I’m not a fan of being clear about anything, really. I don’t usually make value judgements with the films that I make. I think settling into or insisting on a personal ethical or aesthetic judgement of a certain subject ends up reducing a film’s potency; it makes cinema grow weaker. In this sense, I prefer my interests to come to light after I’ve finished editing and exhibiting my films. In this case, all of the elements come from the Jesuit education that I received up until the age of 18, and from the observations that I was able to make while I felt simultaneously awkward and a part of this peculiar world.
Works with a comedic tone are not so commonplace in arthouse cinema, and your Golden Bear-winning short An Odd Turn also made use of comedy. What fascinates you about it?
Yes, it was the first comedy to win a Golden Bear. Personally, I think of comedy as the ideal platform to bring together things that would appear to be thematically or aesthetically irreconcilable (there’s a reason why surrealists loved slapstick performers so much). Very briefly, and without beating about the bush, comedy allows you to do pastiche and to portray clashes, and I believe that’s very refreshing. With An Odd Turn, comedy was the thing that brought together eroticism and the crisis-stricken Argentinian economy; thus, it allows you to approach such matters through cinema (the pacing, editing and sound) and not through academic theories. I think that in that rash, quick-fire technique demanded of us by comedy, a film can adhere to reality more strongly than through the aesthetic convention of costumbrismo or realism.
Argentinian cinema is going through a rough patch; what kind of support can films rely on in your country at the moment? Your movie already boasts backing from the INCAA (the National Institute of Cinema and Audiovisual Arts).

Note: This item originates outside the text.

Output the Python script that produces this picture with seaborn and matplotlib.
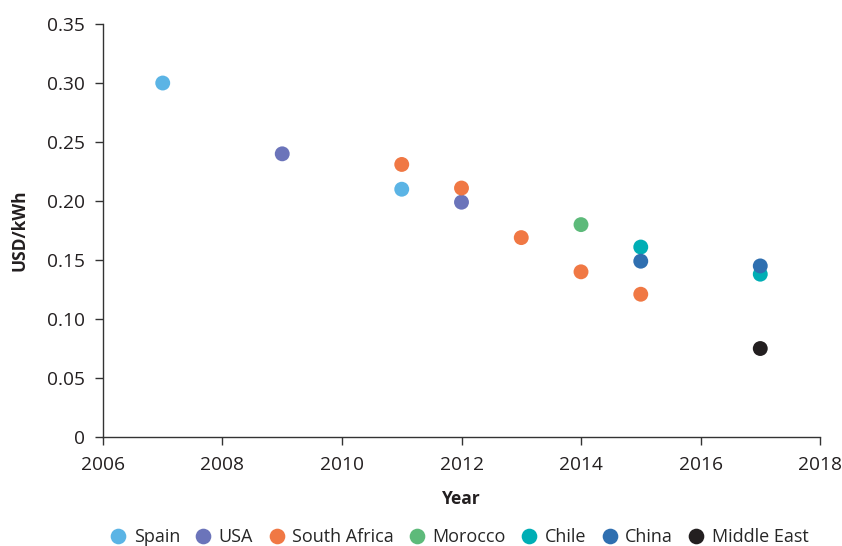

The INCAA is crippled – after Javier Milei took over, the institute spent three months without a president (and without signing anything), followed by another month of being audited, and now it’s being run without any kind of knowledge about how production, and artistic expression in general, works. The INCAA has just opened a competition for directors who have already released more than two features or four short films, and they will only choose eight fiction films and two documentaries. What’s happening is very sad. Luckily, in Argentina, there are still other funds available in the city of Buenos Aires (Sponsorship and the National Arts Fund), which are extremely helpful when you’re initially developing a project; there are also funds for filmmakers from the provinces and for films that can be shot outside Buenos Aires.
Are you aiming to look for European partners in particular, or also those in Latin America or another part of the world? What type of partners are you seeking specifically?
At the moment, we are looking for partners from wherever; the frailty of Argentinian cinema makes it necessary for us to find partners who understand our situation on a human level, and not only in economic terms.
Do you already have a fixed schedule set up for production?
2025 will be a year of development and searching for funding; the idea is to film it in 2026.